La “demonizzazione” dell’alternanza scuola-lavoro, soprattutto da parte di una certa fetta della politica nazionale, non fa sicuramente bene al mondo della formazione e non aiuta a migliorare uno strumento che se fosse usato nel modo corretto, sarebbe potenzialmente molto importante.
Certo, tanti aspetti sarebbero da migliorare, ma, forse, sarebbe il caso di ripartire dalle tante esperienze positive che da essa sono nate per far sì che siano generative e “contagiose” (termine ormai sempre più usato nel nostro vivere quotidiano).
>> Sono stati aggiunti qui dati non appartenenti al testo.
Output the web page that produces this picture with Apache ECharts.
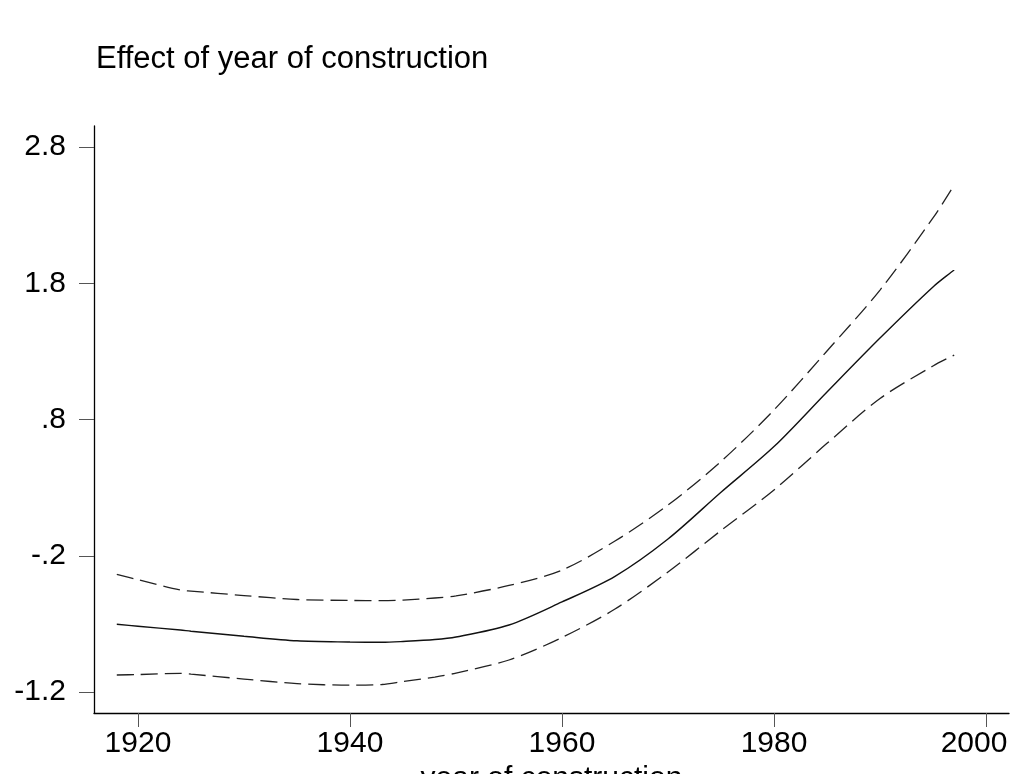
<!DOCTYPE html>
<html>
<head>
<meta charset="utf-8">
<title>Effect of year of construction</title>
<script src="https://cdn.jsdelivr.net/npm/echarts@6/dist/echarts.min.js"></script>
<style>
  html, body { margin: 0; padding: 0; background: #fff; overflow: hidden; }
  #chart { width: 1011px; height: 774px; }
</style>
</head>
<body>
<div id="chart"></div>
<script>
// Evaluation years of the smooth effect
const years = [1918, 1920, 1924, 1925, 1930, 1935, 1940, 1943, 1945, 1948, 1950, 1955,
               1960, 1965, 1970, 1975, 1980, 1985, 1990, 1995, 1997];

// Estimated effect and pointwise confidence band
const effect = [-0.703, -0.717, -0.745, -0.754, -0.791, -0.824, -0.833, -0.835, -0.829, -0.815,
                -0.796, -0.708, -0.539, -0.351, -0.077, 0.266, 0.601, 1.002, 1.398, 1.773, 1.897];
const upper  = [-0.336, -0.376, -0.452, -0.459, -0.492, -0.521, -0.528, -0.530, -0.525, -0.510,
                -0.495, -0.418, -0.305, -0.092, 0.172, 0.492, 0.870, 1.303, 1.750, 2.279, 2.521];
const lower  = [-1.075, -1.072, -1.063, -1.069, -1.105, -1.138, -1.150, -1.145, -1.123, -1.090,
                -1.061, -0.965, -0.800, -0.591, -0.319, -0.015, 0.283, 0.625, 0.954, 1.193, 1.273];

// Axis ticks
const xTicks = [1920, 1940, 1960, 1980, 2000];
const yTicks = [-1.2, -0.2, 0.8, 1.8, 2.8];

function stataNum(v) {
  // Stata style: drop the leading zero, e.g. .8 and -.2
  let s = String(Math.round(v * 10) / 10);
  return s.replace(/^0\./, '.').replace(/^-0\./, '-.');
}

const pair = (arr) => years.map((y, i) => [y, arr[i]]);

const font = 'Liberation Sans, Arial, sans-serif';
const lastX = xTicks[xTicks.length - 1];
const chart = echarts.init(document.getElementById('chart'), null,
  { renderer: 'canvas', width: 1011, height: 774 });

chart.setOption({
  animation: false,
  backgroundColor: '#fff',
  title: {
    text: 'Effect of year of construction',
    left: 96,
    top: 44,
    padding: 0,
    textStyle: { fontFamily: font, fontSize: 31, fontWeight: 'normal', color: '#000' }
  },
  grid: {
    left: 94, top: 126, right: 2, bottom: 61,
    containLabel: false,
    outerBoundsMode: 'none'
  },
  xAxis: {
    type: 'value',
    min: 1915.85,
    max: 2002.17,
    name: 'year of construction',
    nameLocation: 'middle',
    nameGap: 42,
    nameTextStyle: { fontFamily: font, fontSize: 30, color: '#000' },
    axisLine: { show: true, onZero: false, lineStyle: { color: '#000', width: 1.3 } },
    axisTick: { show: true, customValues: xTicks, length: 14, lineStyle: { color: '#555', width: 1 } },
    axisLabel: {
      customValues: xTicks, margin: 16, fontFamily: font, fontSize: 30, color: '#000',
      // the last label is nudged left so it stays inside the canvas
      formatter: (v) => (v === lastX ? '{edge|' + v + '}' : String(v)),
      rich: {
        edge: { fontFamily: font, fontSize: 30, color: '#000', padding: [0, 24, 0, 0] }
      }
    },
    splitLine: { show: false }
  },
  yAxis: {
    type: 'value',
    min: -1.354,
    max: 2.954,
    axisLine: { show: true, onZero: false, lineStyle: { color: '#000', width: 1.3 } },
    axisTick: { show: true, customValues: yTicks, length: 15, lineStyle: { color: '#555', width: 1 } },
    axisLabel: {
      customValues: yTicks, margin: 28, fontFamily: font, fontSize: 30, color: '#000',
      formatter: stataNum
    },
    splitLine: { show: false }
  },
  series: [
    {
      type: 'line', data: pair(upper), showSymbol: false, smooth: 0.3,
      lineStyle: { color: '#222', width: 1.3, type: [17, 7] }
    },
    {
      type: 'line', data: pair(effect), showSymbol: false, smooth: 0.3,
      lineStyle: { color: '#111', width: 1.4, type: 'solid' }
    },
    {
      type: 'line', data: pair(lower), showSymbol: false, smooth: 0.3,
      lineStyle: { color: '#222', width: 1.3, type: [17, 7] }
    }
  ]
});
</script>
</body>
</html>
Non lasciamo che la voce di questi giovani scesi in piazza sia solo “fiato sprecato”, ascoltiamo i bisogni e le problematiche per costruire un nuovo sistema di apprendimento perché, oltre ad una buona scuola, il nostro Paese ha bisogno di una scuola capace di accompagnare le giovani generazioni verso quello che viene dopo e, soprattutto, ha bisogno di adulti capaci di insegnare alle giovani ragazze e ai giovani ragazzi l’importanza del confronto, del dialogo, anche su temi importanti. Far passare il messaggio della violenza e della paura è una strada che non porta a nessuna meta.
E poi, una domanda, perché una condotta muscolare delle forze dell’ordine in dinamiche che spesso vengono gestite con calma e tranquillità? Perché questa paura per poche centinaia di ragazzi?